### Exercise aim:
Leave out the pictures and retype only the lines from the opening line to the line that holds "var seriesNames = ['Alfred", both ends included.

### Stored data:
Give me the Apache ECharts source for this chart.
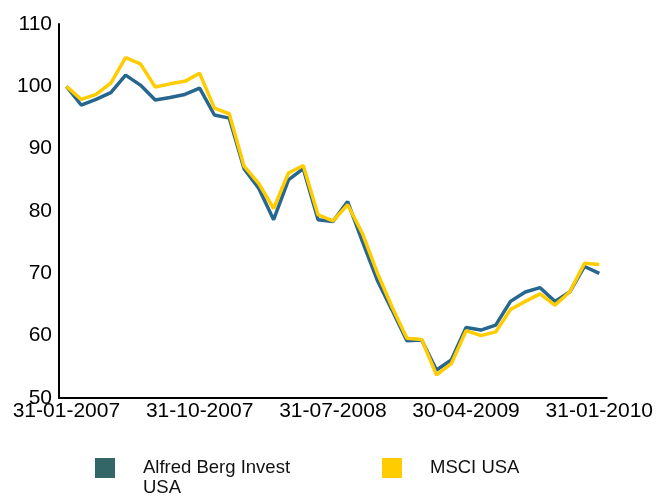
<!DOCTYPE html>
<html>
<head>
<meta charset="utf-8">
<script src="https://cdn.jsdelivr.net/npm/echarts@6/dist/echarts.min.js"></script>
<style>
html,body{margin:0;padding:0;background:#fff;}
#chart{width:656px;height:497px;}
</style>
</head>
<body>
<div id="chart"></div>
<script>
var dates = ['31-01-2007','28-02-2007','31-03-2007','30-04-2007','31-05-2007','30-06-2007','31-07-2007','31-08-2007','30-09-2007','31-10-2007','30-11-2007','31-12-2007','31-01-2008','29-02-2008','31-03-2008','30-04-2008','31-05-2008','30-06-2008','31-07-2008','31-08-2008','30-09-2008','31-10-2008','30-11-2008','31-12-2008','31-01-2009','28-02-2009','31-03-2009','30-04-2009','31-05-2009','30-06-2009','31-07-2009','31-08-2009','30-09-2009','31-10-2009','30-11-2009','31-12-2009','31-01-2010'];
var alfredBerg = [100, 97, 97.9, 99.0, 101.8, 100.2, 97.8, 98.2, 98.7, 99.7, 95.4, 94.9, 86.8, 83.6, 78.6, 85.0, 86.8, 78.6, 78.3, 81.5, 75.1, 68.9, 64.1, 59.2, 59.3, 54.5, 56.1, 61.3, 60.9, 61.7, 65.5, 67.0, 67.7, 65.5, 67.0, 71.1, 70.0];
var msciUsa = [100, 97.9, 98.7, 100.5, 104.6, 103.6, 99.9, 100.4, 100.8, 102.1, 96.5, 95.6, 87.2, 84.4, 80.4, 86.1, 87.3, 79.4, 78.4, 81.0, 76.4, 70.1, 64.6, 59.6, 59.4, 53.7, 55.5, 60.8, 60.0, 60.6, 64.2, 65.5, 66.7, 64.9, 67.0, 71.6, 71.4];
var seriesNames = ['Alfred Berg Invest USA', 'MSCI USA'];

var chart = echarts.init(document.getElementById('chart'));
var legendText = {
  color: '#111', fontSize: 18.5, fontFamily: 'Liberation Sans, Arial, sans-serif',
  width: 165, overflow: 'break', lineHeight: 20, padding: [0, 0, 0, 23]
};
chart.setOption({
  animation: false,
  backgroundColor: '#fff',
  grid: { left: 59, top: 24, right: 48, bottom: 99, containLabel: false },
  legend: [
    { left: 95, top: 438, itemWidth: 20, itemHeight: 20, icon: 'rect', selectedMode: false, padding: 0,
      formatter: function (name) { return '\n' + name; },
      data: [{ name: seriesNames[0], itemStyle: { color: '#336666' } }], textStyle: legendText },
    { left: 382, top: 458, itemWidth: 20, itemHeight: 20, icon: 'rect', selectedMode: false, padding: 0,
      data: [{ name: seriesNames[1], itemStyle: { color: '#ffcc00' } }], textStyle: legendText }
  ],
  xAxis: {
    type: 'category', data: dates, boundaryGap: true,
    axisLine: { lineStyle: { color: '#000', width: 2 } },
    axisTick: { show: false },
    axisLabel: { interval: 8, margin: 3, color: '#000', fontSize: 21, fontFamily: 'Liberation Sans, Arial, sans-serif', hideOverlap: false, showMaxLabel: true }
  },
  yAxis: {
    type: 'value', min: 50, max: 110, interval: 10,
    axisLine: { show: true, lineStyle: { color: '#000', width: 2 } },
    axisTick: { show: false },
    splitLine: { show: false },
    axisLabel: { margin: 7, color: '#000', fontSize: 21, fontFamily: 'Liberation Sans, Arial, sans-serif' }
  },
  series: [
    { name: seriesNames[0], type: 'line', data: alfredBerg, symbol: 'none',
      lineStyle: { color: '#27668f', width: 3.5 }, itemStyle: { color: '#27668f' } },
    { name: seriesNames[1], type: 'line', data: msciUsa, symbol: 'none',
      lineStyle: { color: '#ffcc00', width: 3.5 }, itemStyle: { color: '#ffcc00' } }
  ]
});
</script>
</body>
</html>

### Full output:
Give me the Apache ECharts source for this chart.
<!DOCTYPE html>
<html>
<head>
<meta charset="utf-8">
<script src="https://cdn.jsdelivr.net/npm/echarts@6/dist/echarts.min.js"></script>
<style>
html,body{margin:0;padding:0;background:#fff;}
#chart{width:656px;height:497px;}
</style>
</head>
<body>
<div id="chart"></div>
<script>
var dates = ['31-01-2007','28-02-2007','31-03-2007','30-04-2007','31-05-2007','30-06-2007','31-07-2007','31-08-2007','30-09-2007','31-10-2007','30-11-2007','31-12-2007','31-01-2008','29-02-2008','31-03-2008','30-04-2008','31-05-2008','30-06-2008','31-07-2008','31-08-2008','30-09-2008','31-10-2008','30-11-2008','31-12-2008','31-01-2009','28-02-2009','31-03-2009','30-04-2009','31-05-2009','30-06-2009','31-07-2009','31-08-2009','30-09-2009','31-10-2009','30-11-2009','31-12-2009','31-01-2010'];
var alfredBerg = [100, 97, 97.9, 99.0, 101.8, 100.2, 97.8, 98.2, 98.7, 99.7, 95.4, 94.9, 86.8, 83.6, 78.6, 85.0, 86.8, 78.6, 78.3, 81.5, 75.1, 68.9, 64.1, 59.2, 59.3, 54.5, 56.1, 61.3, 60.9, 61.7, 65.5, 67.0, 67.7, 65.5, 67.0, 71.1, 70.0];
var msciUsa = [100, 97.9, 98.7, 100.5, 104.6, 103.6, 99.9, 100.4, 100.8, 102.1, 96.5, 95.6, 87.2, 84.4, 80.4, 86.1, 87.3, 79.4, 78.4, 81.0, 76.4, 70.1, 64.6, 59.6, 59.4, 53.7, 55.5, 60.8, 60.0, 60.6, 64.2, 65.5, 66.7, 64.9, 67.0, 71.6, 71.4];
var seriesNames = ['Alfred Berg Invest USA', 'MSCI USA'];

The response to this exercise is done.